Exactly the lines from the start of the data below through the line that contains "YAxis, CartesianGrid, ReferenceArea" are to be copied, with pictures left out.

Data section -
- - - - - - -

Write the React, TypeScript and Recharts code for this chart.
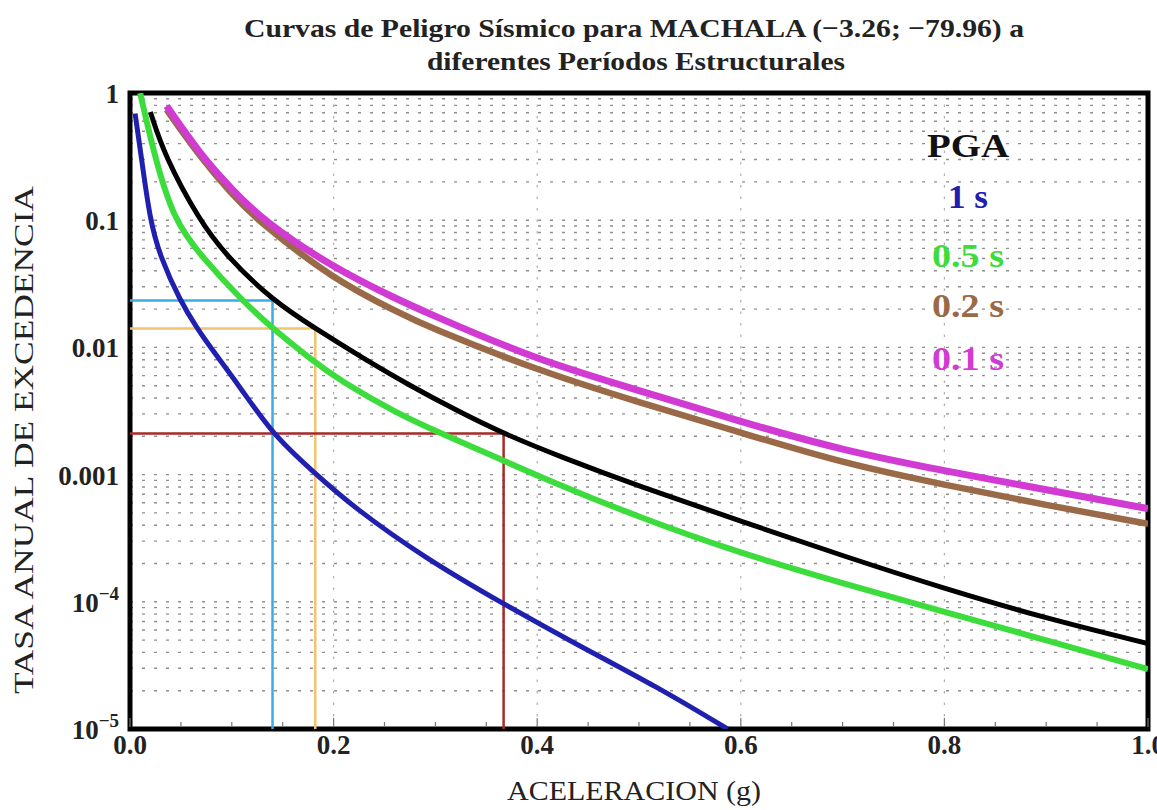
import React from 'react';
import { LineChart, Line, XAxis, YAxis, CartesianGrid, ReferenceArea } from 'recharts';

// ---------- data ----------
// PGA (black)
const pgaAccel = [0.02, 0.034, 0.068, 0.095, 0.14, 0.182, 0.226, 0.275, 0.324, 0.367, 0.422, 0.5, 0.6, 0.7, 0.8, 0.9, 1.0];
const pgaRate = [0.71, 0.32, 0.1, 0.052, 0.0234, 0.0141, 0.0085, 0.005, 0.0031, 0.0021, 0.00139, 8.1e-4, 4.3e-4, 2.3e-4, 1.27e-4, 7.4e-5, 4.7e-5];
// 1 s (blue)
const t1Accel = [0.005, 0.011, 0.0196, 0.0295, 0.049, 0.066, 0.079, 0.108, 0.14, 0.18, 0.22, 0.29, 0.368, 0.437, 0.52, 0.587];
const t1Rate = [0.69, 0.32, 0.1, 0.052, 0.0234, 0.0141, 0.01, 0.0049, 0.00207, 0.00105, 5.5e-4, 2.2e-4, 9.5e-5, 4.7e-5, 2.1e-5, 1.0e-5];
// 0.5 s (green)
const t05Accel = [0.01, 0.024, 0.043, 0.07, 0.11, 0.14, 0.18, 0.206, 0.263, 0.306, 0.367, 0.4, 0.5, 0.6, 0.7, 0.8, 0.9, 1.0];
const t05Rate = [1.0, 0.32, 0.1, 0.052, 0.0234, 0.0141, 0.0078, 0.0055, 0.003, 0.0021, 0.00129, 9.8e-4, 4.6e-4, 2.4e-4, 1.4e-4, 8.3e-5, 5.0e-5, 2.95e-5];
// 0.2 s (brown)
const t02Accel = [0.036, 0.068, 0.1, 0.125, 0.2, 0.265, 0.29, 0.4, 0.5, 0.6, 0.7, 0.8, 0.9, 1.0];
const t02Rate = [0.74, 0.32, 0.16, 0.1, 0.034, 0.0186, 0.0148, 0.0066, 0.0037, 0.00214, 0.00123, 8.3e-4, 5.75e-4, 4.1e-4];
// 0.1 s (magenta)
const t01Accel = [0.036, 0.07, 0.1, 0.13, 0.2, 0.265, 0.29, 0.4, 0.5, 0.6, 0.7, 0.8, 0.9, 1.0];
const t01Rate = [0.79, 0.32, 0.175, 0.1, 0.042, 0.0234, 0.019, 0.0079, 0.0046, 0.0026, 0.00155, 0.00107, 7.6e-4, 5.4e-4];

// design-level reference lines (return rate -> acceleration)
const refRates = [0.0234, 0.0141, 0.0021];
const refAccels = [0.14, 0.182, 0.367];
const refColors = ['#3aaee0', '#f2c46e', '#a82a2a'];

// axes
const xTicks = [0, 0.05, 0.1, 0.15, 0.2, 0.25, 0.3, 0.35, 0.4, 0.45, 0.5, 0.55, 0.6, 0.65, 0.7, 0.75, 0.8, 0.85, 0.9, 0.95, 1.0];
const xMajorLabels = ['0.0', '0.2', '0.4', '0.6', '0.8', '1.0'];
const yTicks = [1e-5, 1e-4, 1e-3, 1e-2, 1e-1, 1];
const yTickBase = ['10', '10', '0.001', '0.01', '0.1', '1'];
const yTickSup = ['\u22125', '\u22124', '', '', '', ''];
const gridDecades = [1e-5, 1e-4, 1e-3, 1e-2, 1e-1];
const gridMantissas = [1, 2, 3, 4, 5, 6, 7, 8, 9];
const vGridValues = [0.2, 0.4, 0.6, 0.8];

const titleLines = ['Curvas de Peligro S\u00edsmico para MACHALA (\u22123.26; \u221279.96) a', 'diferentes Per\u00edodos Estructurales'];
const xLabel = 'ACELERACION (g)';
const yLabel = 'TASA ANUAL DE EXCEDENCIA';
const legendLabels = ['PGA', '1 s', '0.5 s', '0.2 s', '0.1 s'];
const legendColors = ['#111111', '#2020b0', '#3cdc3c', '#9a6a48', '#d23ad4'];

// ---------- build ----------
const zip = (xs: number[], ys: number[]) => xs.map((x, i) => ({ x, y: ys[i] }));
const series = [
  { key: 'blue', data: zip(t1Accel, t1Rate), color: '#2020b0', width: 5 },
  { key: 'green', data: zip(t05Accel, t05Rate), color: '#3cdc3c', width: 6 },
  { key: 'black', data: zip(pgaAccel, pgaRate), color: '#000000', width: 5 },
  { key: 'brown', data: zip(t02Accel, t02Rate), color: '#9a6a48', width: 6.5 },
  { key: 'magenta', data: zip(t01Accel, t01Rate), color: '#d23ad4', width: 7 },
];
const refSeries = refRates.map((r, i) => ({
  key: 'ref' + i,
  color: refColors[i],
  data: [
    { x: 0, y: r },
    { x: refAccels[i], y: r },
    { x: refAccels[i], y: 1e-5 },
  ],
}));
const hGridValues = gridDecades.flatMap((d) => gridMantissas.map((m) => m * d));

const FONT = "'Liberation Serif', 'Times New Roman', serif";
const legendY = [157, 208, 267, 317, 370];
const legendW = [82, 40, 72, 72, 72];

const XTick = (props: any) => {
  const { x, y, payload } = props;
  const v = payload.value;
  const idx = xTicks.indexOf(v);
  const major = idx % 4 === 0;
  return (
    <g>
      <line x1={x} x2={x} y1={y - 2} y2={y - (major ? 11 : 7)} stroke="#777" strokeWidth={1.2} />
      {major && (
        <text x={x} y={y + 16} textAnchor="middle" dominantBaseline="central" fontFamily={FONT} fontWeight="bold" fontSize={27} fill="#222">
          {xMajorLabels[idx / 4]}
        </text>
      )}
    </g>
  );
};

const XTopTick = (props: any) => {
  const { x, y, payload } = props;
  const idx = xTicks.indexOf(payload.value);
  const major = idx % 4 === 0;
  return <line x1={x} x2={x} y1={y + 2} y2={y + (major ? 11 : 7)} stroke="#777" strokeWidth={1.2} />;
};

const YTick = (props: any) => {
  const { x, y, payload } = props;
  const i = yTicks.indexOf(payload.value);
  if (i < 0) return null;
  return (
    <text x={x - 11} y={y + 1} textAnchor="end" dominantBaseline="central" fontFamily={FONT} fontWeight="bold" fontSize={27} fill="#222">
      {yTickBase[i]}
      {yTickSup[i] && (
        <tspan dy={-10} fontSize={19}>
          {yTickSup[i]}
        </tspan>
      )}
    </text>
  );
};

export default function App() {
  return (
    <div style={{ position: 'absolute', left: 0, top: 0, width: 1157, height: 810, background: '#fff', overflow: 'hidden' }}>
      <LineChart width={1157} height={810} margin={{ top: 93, right: 9, bottom: 41, left: 70 }}>
        <CartesianGrid horizontal vertical={false} horizontalValues={hGridValues} stroke="#8f8f8f" strokeDasharray="3 9" strokeWidth={1.4} />
        <CartesianGrid horizontal={false} vertical verticalValues={vGridValues} stroke="#b0b0b0" strokeDasharray="2.5 9" strokeWidth={1.2} />
        <XAxis
          dataKey="x"
          type="number"
          domain={[0, 1]}
          ticks={xTicks}
          interval={0}
          allowDataOverflow
          tick={XTick}
          tickLine={false}
          axisLine={false}
          tickSize={0}
          tickMargin={0}
          height={40}
        />
        <XAxis
          xAxisId="top"
          orientation="top"
          dataKey="x"
          type="number"
          domain={[0, 1]}
          ticks={xTicks}
          interval={0}
          allowDataOverflow
          tick={XTopTick}
          tickLine={false}
          axisLine={false}
          tickSize={0}
          tickMargin={0}
          height={0}
        />
        <YAxis
          dataKey="y"
          type="number"
          scale="log"
          domain={[1e-5, 1]}
          ticks={yTicks}
          interval={0}
          allowDataOverflow
          tick={YTick}
          tickLine={false}
          axisLine={false}
          tickSize={0}
          tickMargin={0}
          width={60}
        />
        {refSeries.map((s) => (
          <Line key={s.key} data={s.data} dataKey="y" type="linear" stroke={s.color} strokeWidth={2.5} dot={false} isAnimationActive={false} />
        ))}
        {series.map((s) => (
          <Line key={s.key} data={s.data} dataKey="y" type="basis" stroke={s.color} strokeWidth={s.width} dot={false} isAnimationActive={false} strokeLinecap="butt" />
        ))}
        <ReferenceArea x1={0} x2={1} y1={1e-5} y2={1} fill="none" stroke="#000" strokeWidth={5} ifOverflow="visible" />
      </LineChart>
      <svg width={1157} height={810} style={{ position: 'absolute', left: 0, top: 0, pointerEvents: 'none' }}>
        <text x={634} y={37} textAnchor="middle" fontFamily={FONT} fontWeight="bold" fontSize={26} fill="#222" textLength={780} lengthAdjust="spacingAndGlyphs">
          {titleLines[0]}
        </text>
        <text x={636} y={70} textAnchor="middle" fontFamily={FONT} fontWeight="bold" fontSize={26} fill="#222" textLength={418} lengthAdjust="spacingAndGlyphs">
          {titleLines[1]}
        </text>
        <text x={634} y={800} textAnchor="middle" fontFamily={FONT} fontSize={27} fill="#222" textLength={254} lengthAdjust="spacingAndGlyphs">
          {xLabel}
        </text>
        <text x={0} y={0} transform="translate(33,440) rotate(-90)" textAnchor="middle" fontFamily={FONT} fontSize={28} fill="#222" textLength={508} lengthAdjust="spacingAndGlyphs">
          {yLabel}
        </text>
        {legendLabels.map((l, i) => (
          <text key={l} x={968} y={legendY[i]} textAnchor="middle" fontFamily={FONT} fontWeight="bold" fontSize={34} fill={legendColors[i]} textLength={legendW[i]} lengthAdjust="spacingAndGlyphs">
            {l}
          </text>
        ))}
      </svg>
    </div>
  );
}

- - - - - - -

Complete response -
Write the React, TypeScript and Recharts code for this chart.
import React from 'react';
import { LineChart, Line, XAxis, YAxis, CartesianGrid, ReferenceArea } from 'recharts';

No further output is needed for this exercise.